### Stated task
Output the material exactly, but drop every image it holds.
• • • • • • •
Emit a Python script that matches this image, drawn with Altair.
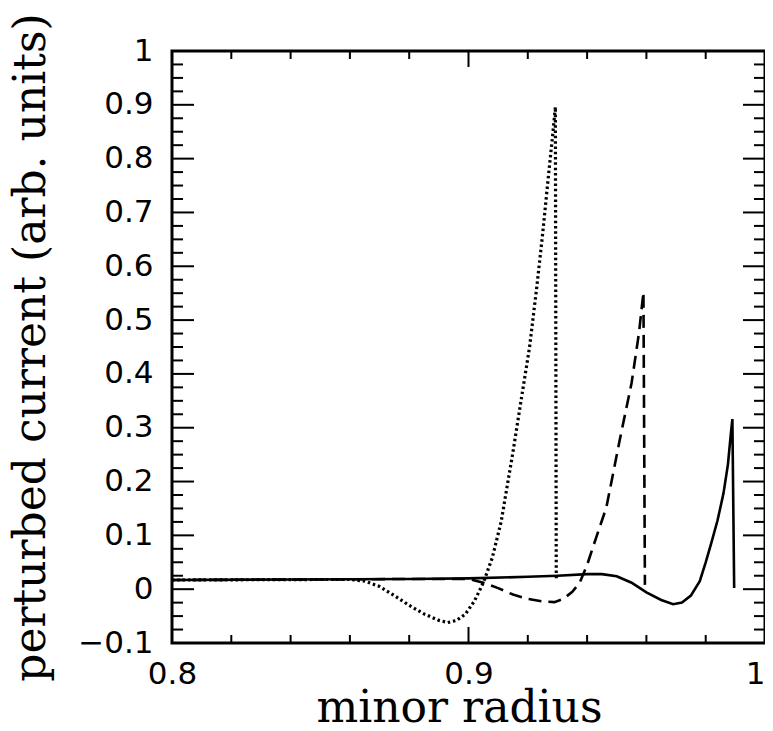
import altair as alt
import pandas as pd

# ---- data ----
x_solid = [0.80, 0.84, 0.88, 0.90, 0.92, 0.93, 0.94, 0.945, 0.95, 0.955, 0.96, 0.965,
           0.969, 0.972, 0.975, 0.978, 0.98, 0.982, 0.984, 0.986, 0.9875, 0.9885, 0.989, 0.9896]
y_solid = [0.017, 0.018, 0.019, 0.020, 0.023, 0.025, 0.028, 0.028, 0.024, 0.012, -0.006, -0.020,
           -0.028, -0.025, -0.012, 0.015, 0.050, 0.088, 0.128, 0.178, 0.232, 0.290, 0.316, 0.002]

x_dashed = [0.80, 0.85, 0.88, 0.90, 0.905, 0.91, 0.915, 0.92, 0.925, 0.929, 0.932, 0.935,
            0.9375, 0.94, 0.943, 0.9465, 0.951, 0.955, 0.9575, 0.959, 0.9595]
y_dashed = [0.017, 0.018, 0.019, 0.019, 0.012, 0.002, -0.010, -0.018, -0.023, -0.024, -0.018, -0.005,
            0.012, 0.045, 0.095, 0.152, 0.277, 0.383, 0.476, 0.552, 0.008]

x_dotted = [0.80, 0.85, 0.86, 0.865, 0.87, 0.875, 0.88, 0.885, 0.89, 0.893, 0.896, 0.899,
            0.902, 0.905, 0.908, 0.911, 0.915, 0.918, 0.9206, 0.923, 0.925, 0.927, 0.9285, 0.9293, 0.9296]
y_dotted = [0.017, 0.018, 0.018, 0.015, 0.005, -0.012, -0.030, -0.046, -0.058, -0.062, -0.058, -0.046,
            -0.022, 0.012, 0.058, 0.125, 0.255, 0.360, 0.450, 0.560, 0.660, 0.770, 0.850, 0.896, 0.020]

x_major_ticks = [0.8, 0.9, 1.0]
x_minor_ticks = [0.82, 0.84, 0.86, 0.88, 0.92, 0.94, 0.96, 0.98]
y_major_ticks = [-0.1, 0.0, 0.1, 0.2, 0.3, 0.4, 0.5, 0.6, 0.7, 0.8, 0.9, 1.0]
y_minor_ticks = [round(-0.1 + 0.025 * i, 3) for i in range(45) if i % 4 != 0]

W, H = 593, 592

xscale = alt.Scale(domain=[0.8, 1.0], nice=False, zero=False)
yscale = alt.Scale(domain=[-0.1, 1.0], nice=False, zero=False)

xaxis = alt.Axis(values=x_major_ticks, title="minor radius", ticks=False, tickSize=0,
                 domain=False, grid=False, labelFont="DejaVu Sans", labelFontSize=31,
                 labelColor="black", labelPadding=16, labelBaseline="top",
                 labelFlush=False, labelOverlap=False,
                 labelAlign={"condition": {"test": "datum.value == 1", "value": "right"},
                             "value": "center"},
                 labelExpr="datum.value == 1 ? '1' : format(datum.value, '.1f')",
                 titleFont="DejaVu Serif", titleFontSize=44, titleFontWeight="normal",
                 titleColor="black", titleBaseline="alphabetic", titleX=287, titleY=78,
                 titleAlign="center")
yaxis = alt.Axis(values=y_major_ticks, title="perturbed current (arb. units)", ticks=False,
                 tickSize=0, domain=False, grid=False, labelFont="DejaVu Sans", labelFontSize=31,
                 labelColor="black", labelPadding=19, labelFlush=False, labelOverlap=False,
                 labelExpr="abs(datum.value) < 1e-9 ? '0' : datum.value == 1 ? '1' : datum.value < 0 ? '\u2212' + format(-datum.value, '.1f') : format(datum.value, '.1f')",
                 titleFont="DejaVu Serif", titleFontSize=44, titleFontWeight="normal",
                 titleColor="black", titleBaseline="alphabetic", titleX=-128, titleY=296,
                 titleAngle=270, titleAlign="center")


def series(xs, ys):
    return pd.DataFrame({"x": xs, "y": ys, "i": list(range(len(xs)))})


base_enc = dict(x=alt.X("x:Q", scale=xscale, axis=xaxis),
                y=alt.Y("y:Q", scale=yscale, axis=yaxis),
                order="i:Q")

solid = alt.Chart(series(x_solid, y_solid)).mark_line(color="black", strokeWidth=2.6).encode(**base_enc)
dashed = alt.Chart(series(x_dashed, y_dashed)).mark_line(
    color="black", strokeWidth=2.6, strokeDash=[13, 7]).encode(**base_enc)
dotted = alt.Chart(series(x_dotted, y_dotted)).mark_line(
    color="black", strokeWidth=3.2, strokeDash=[2.5, 2.8]).encode(**base_enc)


def xticks(vals, length):
    df = pd.DataFrame({"v": vals})
    bottom = alt.Chart(df).mark_rule(color="black", strokeWidth=2).encode(
        x=alt.X("v:Q", scale=xscale), y=alt.value(H), y2=alt.value(H - length))
    top = alt.Chart(df).mark_rule(color="black", strokeWidth=2).encode(
        x=alt.X("v:Q", scale=xscale), y=alt.value(0), y2=alt.value(length))
    return [bottom, top]


def yticks(vals, length):
    df = pd.DataFrame({"v": vals})
    left = alt.Chart(df).mark_rule(color="black", strokeWidth=2).encode(
        y=alt.Y("v:Q", scale=yscale), x=alt.value(0), x2=alt.value(length))
    right = alt.Chart(df).mark_rule(color="black", strokeWidth=2).encode(
        y=alt.Y("v:Q", scale=yscale), x=alt.value(W), x2=alt.value(W - length))
    return [left, right]


layers = [solid, dashed, dotted] + xticks(x_major_ticks, 16) + xticks(x_minor_ticks, 8) \
    + yticks(y_major_ticks, 22) + yticks(y_minor_ticks, 11)

chart = alt.layer(*layers).properties(
    width=W, height=H,
    autosize=alt.AutoSizeParams(type="none"),
    padding={"left": 164, "top": 43, "right": 0, "bottom": 80},
    background="white",
).configure_view(stroke="black", strokeWidth=3)

chart.save("out.html", embed_options={"renderer": "svg", "actions": False})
• • • • • • •
### Response to the exercise
Emit a Python script that matches this image, drawn with Altair.
import altair as alt
import pandas as pd

# ---- data ----
x_solid = [0.80, 0.84, 0.88, 0.90, 0.92, 0.93, 0.94, 0.945, 0.95, 0.955, 0.96, 0.965,
           0.969, 0.972, 0.975, 0.978, 0.98, 0.982, 0.984, 0.986, 0.9875, 0.9885, 0.989, 0.9896]
y_solid = [0.017, 0.018, 0.019, 0.020, 0.023, 0.025, 0.028, 0.028, 0.024, 0.012, -0.006, -0.020,
           -0.028, -0.025, -0.012, 0.015, 0.050, 0.088, 0.128, 0.178, 0.232, 0.290, 0.316, 0.002]

x_dashed = [0.80, 0.85, 0.88, 0.90, 0.905, 0.91, 0.915, 0.92, 0.925, 0.929, 0.932, 0.935,
            0.9375, 0.94, 0.943, 0.9465, 0.951, 0.955, 0.9575, 0.959, 0.9595]
y_dashed = [0.017, 0.018, 0.019, 0.019, 0.012, 0.002, -0.010, -0.018, -0.023, -0.024, -0.018, -0.005,
            0.012, 0.045, 0.095, 0.152, 0.277, 0.383, 0.476, 0.552, 0.008]

x_dotted = [0.80, 0.85, 0.86, 0.865, 0.87, 0.875, 0.88, 0.885, 0.89, 0.893, 0.896, 0.899,
            0.902, 0.905, 0.908, 0.911, 0.915, 0.918, 0.9206, 0.923, 0.925, 0.927, 0.9285, 0.9293, 0.9296]
y_dotted = [0.017, 0.018, 0.018, 0.015, 0.005, -0.012, -0.030, -0.046, -0.058, -0.062, -0.058, -0.046,
            -0.022, 0.012, 0.058, 0.125, 0.255, 0.360, 0.450, 0.560, 0.660, 0.770, 0.850, 0.896, 0.020]

x_major_ticks = [0.8, 0.9, 1.0]
x_minor_ticks = [0.82, 0.84, 0.86, 0.88, 0.92, 0.94, 0.96, 0.98]
y_major_ticks = [-0.1, 0.0, 0.1, 0.2, 0.3, 0.4, 0.5, 0.6, 0.7, 0.8, 0.9, 1.0]
y_minor_ticks = [round(-0.1 + 0.025 * i, 3) for i in range(45) if i % 4 != 0]

W, H = 593, 592

xscale = alt.Scale(domain=[0.8, 1.0], nice=False, zero=False)
yscale = alt.Scale(domain=[-0.1, 1.0], nice=False, zero=False)

xaxis = alt.Axis(values=x_major_ticks, title="minor radius", ticks=False, tickSize=0,
                 domain=False, grid=False, labelFont="DejaVu Sans", labelFontSize=31,
                 labelColor="black", labelPadding=16, labelBaseline="top",
                 labelFlush=False, labelOverlap=False,
                 labelAlign={"condition": {"test": "datum.value == 1", "value": "right"},
                             "value": "center"},
                 labelExpr="datum.value == 1 ? '1' : format(datum.value, '.1f')",
                 titleFont="DejaVu Serif", titleFontSize=44, titleFontWeight="normal",
                 titleColor="black", titleBaseline="alphabetic", titleX=287, titleY=78,
                 titleAlign="center")
yaxis = alt.Axis(values=y_major_ticks, title="perturbed current (arb. units)", ticks=False,
                 tickSize=0, domain=False, grid=False, labelFont="DejaVu Sans", labelFontSize=31,
                 labelColor="black", labelPadding=19, labelFlush=False, labelOverlap=False,
                 labelExpr="abs(datum.value) < 1e-9 ? '0' : datum.value == 1 ? '1' : datum.value < 0 ? '\u2212' + format(-datum.value, '.1f') : format(datum.value, '.1f')",
                 titleFont="DejaVu Serif", titleFontSize=44, titleFontWeight="normal",
                 titleColor="black", titleBaseline="alphabetic", titleX=-128, titleY=296,
                 titleAngle=270, titleAlign="center")


def series(xs, ys):
    return pd.DataFrame({"x": xs, "y": ys, "i": list(range(len(xs)))})


base_enc = dict(x=alt.X("x:Q", scale=xscale, axis=xaxis),
                y=alt.Y("y:Q", scale=yscale, axis=yaxis),
                order="i:Q")

solid = alt.Chart(series(x_solid, y_solid)).mark_line(color="black", strokeWidth=2.6).encode(**base_enc)
dashed = alt.Chart(series(x_dashed, y_dashed)).mark_line(
    color="black", strokeWidth=2.6, strokeDash=[13, 7]).encode(**base_enc)
dotted = alt.Chart(series(x_dotted, y_dotted)).mark_line(
    color="black", strokeWidth=3.2, strokeDash=[2.5, 2.8]).encode(**base_enc)


def xticks(vals, length):
    df = pd.DataFrame({"v": vals})
    bottom = alt.Chart(df).mark_rule(color="black", strokeWidth=2).encode(
        x=alt.X("v:Q", scale=xscale), y=alt.value(H), y2=alt.value(H - length))
    top = alt.Chart(df).mark_rule(color="black", strokeWidth=2).encode(
        x=alt.X("v:Q", scale=xscale), y=alt.value(0), y2=alt.value(length))
    return [bottom, top]


def yticks(vals, length):
    df = pd.DataFrame({"v": vals})
    left = alt.Chart(df).mark_rule(color="black", strokeWidth=2).encode(
        y=alt.Y("v:Q", scale=yscale), x=alt.value(0), x2=alt.value(length))
    right = alt.Chart(df).mark_rule(color="black", strokeWidth=2).encode(
        y=alt.Y("v:Q", scale=yscale), x=alt.value(W), x2=alt.value(W - length))
    return [left, right]


layers = [solid, dashed, dotted] + xticks(x_major_ticks, 16) + xticks(x_minor_ticks, 8) \
    + yticks(y_major_ticks, 22) + yticks(y_minor_ticks, 11)

chart = alt.layer(*layers).properties(
    width=W, height=H,
    autosize=alt.AutoSizeParams(type="none"),
    padding={"left": 164, "top": 43, "right": 0, "bottom": 80},
    background="white",
).configure_view(stroke="black", strokeWidth=3)

chart.save("out.html", embed_options={"renderer": "svg", "actions": False})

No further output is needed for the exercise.